Expiration of Domestic Debt Exchange Programme extended
The Ministry of Finance has extended the expiration date of its Domestic Debt Exchange Programme (DDEP) from Monday, December 19 to December 30 this year with a contemplated settlement date of Friday, January 6, 2023.
The ministry is of the view that the development will provide enough time for the necessary consultations and analysis to be completed to meet the expectations of local and foreign institutional bondholders while preserving the integrity of the Debt Sustainability Analysis and the Staff-Level Agreement (SLA).
“Over the last 10 days, we continued the consultation efforts that we initiated with all stakeholders ahead of the launching of the offer, including regulators, bankers, pension funds, asset managers and insurance companies.
“Complementing the efforts on the structure of the offer, we are working with the Bank of Ghana and other regulators (SEC, NPRA and NIC) in the financial sector and our advisors and including input from various institutions and the unions,” it said in a release.
The release said the ministry also fully considered feedback from the financial sector in relation to the need to secure internal and executive board approvals which were necessary considerations for their participation in the exchange.
“This in some instances may require emergency board meetings, etc. The extension also affords the Government of Ghana the opportunity to consider suggestions made by all stakeholders with the aim of adjusting certain measures acceptable within the constraints of the Debt Sustainability Analysis.
“Considering these developments and taking cognisance of the festive season, we have decided to extend the expiration date of the voluntary offer to Friday, December 30, 2022, with a contemplated settlement date of Friday, January 6, 2023,” it said.
The release further explained that the extension came on the heels of the announcement of an SLA with the IMF on December 13, 2022.
On December 6, 2022, the domestic debt operation, formally referred to as the Invitation to Exchange, was launched.
Almost two weeks after the launch of the programme, checks have revealed that there were no takers for the offer.
Sources said the Central Securities Depository (CSD) was waiting for the consent of institutional bondholders willing to participate in the DDEP that required them to postpone their interest in return for full payment of the principal at a later date.
As of Monday, December 12, no investor had communicated to the CSD of its intent to participate in the historic exercise.
Launched by the Minister of Finance, Ken Ofori-Atta, the DDEP requires institutional holders of the eligible bonds to agree in writing to the CSD to swap their current holdings for the new ones.
Interested investors had up to 4 p.m today, December 19, to confirm their willingness to participate, according to the Minister of Finance, who said the exercise was an avenue for Ghana to bring its debts to sustainable levels to be able to qualify for financial support from the International Monetary Fund (IMF).
The paper was also hinted by sources close to the transaction that it was possible that the banks and brokers, which interfaced for the depository and the investors, were collating the lists in bulk to be forwarded to the depository later.

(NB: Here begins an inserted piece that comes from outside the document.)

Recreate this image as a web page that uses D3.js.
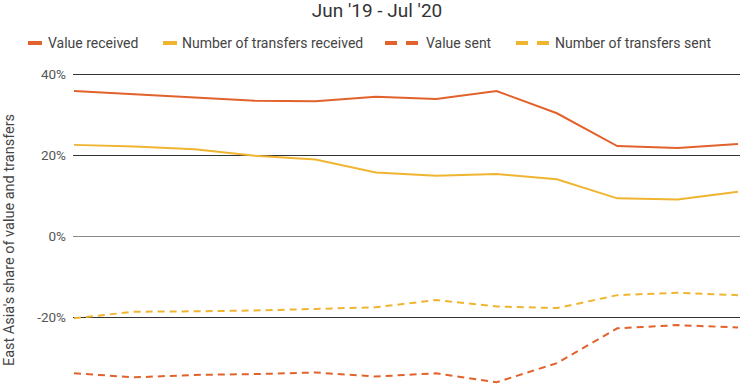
<!DOCTYPE html>
<html>
<head>
<meta charset="utf-8">
<script src="https://cdn.jsdelivr.net/npm/d3@7"></script>
<style>
  body { margin: 0; background: #fff; }
  svg { display: block; font-family: Roboto, "Noto Sans", sans-serif; }
</style>
</head>
<body>
<svg id="chart" width="744" height="390"></svg>
<script>
// Monthly points (x axis itself is cropped away)
var months = ["m1", "m2", "m3", "m4", "m5", "m6", "m7", "m8", "m9", "m10", "m11", "m12"];
var valueReceived = [35.8, 35.0, 34.2, 33.4, 33.3, 34.4, 33.8, 35.8, 30.3, 22.2, 21.7, 22.7];
var transfersReceived = [22.5, 22.1, 21.4, 19.8, 18.9, 15.7, 14.9, 15.3, 14.0, 9.3, 9.0, 10.9];
var valueSent = [-33.9, -34.9, -34.3, -34.1, -33.7, -34.7, -33.9, -36.1, -31.4, -22.8, -22.0, -22.6];
var transfersSent = [-20.3, -18.7, -18.6, -18.4, -18.0, -17.6, -15.8, -17.4, -17.8, -14.6, -14.0, -14.6];
var yTicks = [40, 20, 0, -20, -40];

var seriesNames = ["Value received", "Number of transfers received", "Value sent", "Number of transfers sent"];
var orange = "#e2622c", yellow = "#f0b530";

var series = [
  { name: seriesNames[0], values: valueReceived, color: orange, dash: null },
  { name: seriesNames[1], values: transfersReceived, color: yellow, dash: null },
  { name: seriesNames[2], values: valueSent, color: orange, dash: "7,5" },
  { name: seriesNames[3], values: transfersSent, color: yellow, dash: "7,5" }
];

var svg = d3.select("#chart");

var x = d3.scalePoint().domain(months).range([74, 738]);
var y = d3.scaleLinear().domain([-40, 40]).range([398, 74]);

// title (only the second line shows in the crop)
svg.append("text")
  .attr("x", 377).attr("y", 17)
  .attr("text-anchor", "middle")
  .attr("font-size", 19)
  .attr("fill", "#333")
  .text("Jun '19 - Jul '20");

// legend
var legendPos = [
  { sx: 28, sw: 14, tx: 48 },
  { sx: 163, sw: 14, tx: 182 },
  { sx: 385, sw: 35, tx: 426 },
  { sx: 516, sw: 35, tx: 555 }
];
var legend = svg.append("g");
series.forEach(function(s, i) {
  var p = legendPos[i];
  if (s.dash) {
    legend.append("line")
      .attr("x1", p.sx).attr("x2", p.sx + 12)
      .attr("y1", 43).attr("y2", 43)
      .attr("stroke", s.color).attr("stroke-width", 4);
    legend.append("line")
      .attr("x1", p.sx + 21).attr("x2", p.sx + 33)
      .attr("y1", 43).attr("y2", 43)
      .attr("stroke", s.color).attr("stroke-width", 4);
  } else {
    legend.append("line")
      .attr("x1", p.sx).attr("x2", p.sx + p.sw)
      .attr("y1", 43).attr("y2", 43)
      .attr("stroke", s.color).attr("stroke-width", 4);
  }
  legend.append("text")
    .attr("x", p.tx).attr("y", 48)
    .attr("font-size", 14)
    .attr("fill", "#444")
    .text(s.name);
});

// gridlines + y labels
var yAxis = d3.axisLeft(y).tickValues(yTicks)
  .tickSize(-667)
  .tickPadding(7)
  .tickFormat(function(d) { return d + "%"; });

var gy = svg.append("g")
  .attr("transform", "translate(73,0)")
  .call(yAxis);
gy.select(".domain").remove();
gy.selectAll(".tick line")
  .attr("stroke", function(d) { return d === 0 ? "#8a8a8a" : "#333"; })
  .attr("stroke-width", 1);
gy.selectAll(".tick text")
  .attr("font-size", 13.5)
  .attr("font-family", "Roboto, sans-serif")
  .attr("fill", "#555");

// y axis title
svg.append("text")
  .attr("transform", "translate(14,240) rotate(-90)")
  .attr("text-anchor", "middle")
  .attr("font-size", 14.5)
  .attr("fill", "#444")
  .text("East Asia's share of value and transfers");

// lines
var line = d3.line()
  .x(function(d, i) { return x(months[i]); })
  .y(function(d) { return y(d); });

svg.append("g").selectAll("path")
  .data(series)
  .enter().append("path")
  .attr("d", function(d) { return line(d.values); })
  .attr("fill", "none")
  .attr("stroke", function(d) { return d.color; })
  .attr("stroke-width", 2)
  .attr("stroke-dasharray", function(d) { return d.dash; });
</script>
</body>
</html>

Given that the CSD does not deal with individual investors, the sources said it was not unusual for the depository to record no takers for the debt exchange programme in the early days.
Since the announcement of the programme, fund managers, labour unions and pensions fund managers among others have fiercely resisted the move, citing the threat it posed to pension funds in particular.
They also blamed the government for what they claimed to be an imposition of the programme without deep consultations to embrace their suggestions and views.
The groups strongly held the view that their suggestions could make the programme better and more appealing to the IMF and hasten the process towards reducing the country’s debt to sustainable levels.
It is not yet clear what the expiration of the deadline will mean for the entire government /IMF negotiation.
Presently, the government is racing against time to secure IMF management and board approvals to unlock some $3 billion in balance of payment support.
With the announcement of an SLA which seems to be a contributory factor to the appreciating cedi since last week, analysts are also wondering whether this can be sustained in view of the latest development.